▶ [RAW DATA]:
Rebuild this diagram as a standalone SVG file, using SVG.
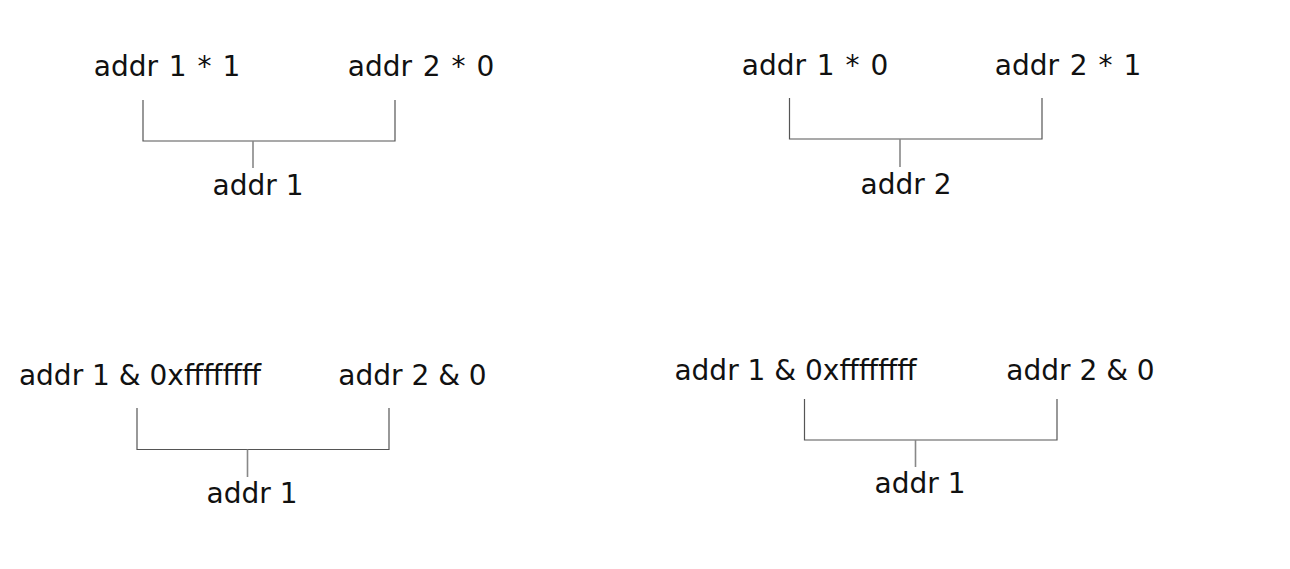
<svg xmlns="http://www.w3.org/2000/svg" width="1290" height="569" viewBox="0 0 1290 569">
<style>
text{font-family:"DejaVu Sans","Verdana",sans-serif;font-size:28px;fill:#111;text-anchor:middle}
.ws{word-spacing:2px}
.br{fill:none;stroke:#555;stroke-width:1.2}
.st{stroke:#888;stroke-width:1.6}
</style>
<rect width="1290" height="569" fill="#fff"/>
<g id="connectors">
<path class="br" d="M143,100 V141 H395 V100"/>
<line class="st" x1="253" y1="141" x2="253" y2="168"/>
<path class="br" d="M789.5,98 V139 H1042 V98"/>
<line class="st" x1="900" y1="139" x2="900" y2="167"/>
<path class="br" d="M137,408 V449.5 H389 V408"/>
<line class="st" x1="247.5" y1="449.5" x2="247.5" y2="477"/>
<path class="br" d="M804.5,399 V440 H1057 V399"/>
<line class="st" x1="915.5" y1="440" x2="915.5" y2="467"/>
</g>
<g id="p1-left"><text class="ws" x="167" y="76">addr 1 * 1</text></g>
<g id="p1-right"><text class="ws" x="421" y="76">addr 2 * 0</text></g>
<g id="p1-result"><text x="258" y="195">addr 1</text></g>
<g id="p2-left"><text class="ws" x="815" y="75">addr 1 * 0</text></g>
<g id="p2-right"><text class="ws" x="1068" y="75">addr 2 * 1</text></g>
<g id="p2-result"><text x="906" y="194">addr 2</text></g>
<g id="p3-left"><text x="140" y="385">addr 1 &amp; 0xffffffff</text></g>
<g id="p3-right"><text x="412.5" y="385">addr 2 &amp; 0</text></g>
<g id="p3-result"><text x="252" y="503">addr 1</text></g>
<g id="p4-left"><text x="795.5" y="380">addr 1 &amp; 0xffffffff</text></g>
<g id="p4-right"><text x="1080.5" y="380">addr 2 &amp; 0</text></g>
<g id="p4-result"><text x="920" y="493">addr 1</text></g>
</svg>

▶ [TASK PROMPT]: Write out each line of the data exactly; the images should be left out.

▶ [THE REPLY]:
Rebuild this diagram as a standalone SVG file, using SVG.
<svg xmlns="http://www.w3.org/2000/svg" width="1290" height="569" viewBox="0 0 1290 569">
<style>
text{font-family:"DejaVu Sans","Verdana",sans-serif;font-size:28px;fill:#111;text-anchor:middle}
.ws{word-spacing:2px}
.br{fill:none;stroke:#555;stroke-width:1.2}
.st{stroke:#888;stroke-width:1.6}
</style>
<rect width="1290" height="569" fill="#fff"/>
<g id="connectors">
<path class="br" d="M143,100 V141 H395 V100"/>
<line class="st" x1="253" y1="141" x2="253" y2="168"/>
<path class="br" d="M789.5,98 V139 H1042 V98"/>
<line class="st" x1="900" y1="139" x2="900" y2="167"/>
<path class="br" d="M137,408 V449.5 H389 V408"/>
<line class="st" x1="247.5" y1="449.5" x2="247.5" y2="477"/>
<path class="br" d="M804.5,399 V440 H1057 V399"/>
<line class="st" x1="915.5" y1="440" x2="915.5" y2="467"/>
</g>
<g id="p1-left"><text class="ws" x="167" y="76">addr 1 * 1</text></g>
<g id="p1-right"><text class="ws" x="421" y="76">addr 2 * 0</text></g>
<g id="p1-result"><text x="258" y="195">addr 1</text></g>
<g id="p2-left"><text class="ws" x="815" y="75">addr 1 * 0</text></g>
<g id="p2-right"><text class="ws" x="1068" y="75">addr 2 * 1</text></g>
<g id="p2-result"><text x="906" y="194">addr 2</text></g>
<g id="p3-left"><text x="140" y="385">addr 1 &amp; 0xffffffff</text></g>
<g id="p3-right"><text x="412.5" y="385">addr 2 &amp; 0</text></g>
<g id="p3-result"><text x="252" y="503">addr 1</text></g>
<g id="p4-left"><text x="795.5" y="380">addr 1 &amp; 0xffffffff</text></g>
<g id="p4-right"><text x="1080.5" y="380">addr 2 &amp; 0</text></g>
<g id="p4-result"><text x="920" y="493">addr 1</text></g>
</svg>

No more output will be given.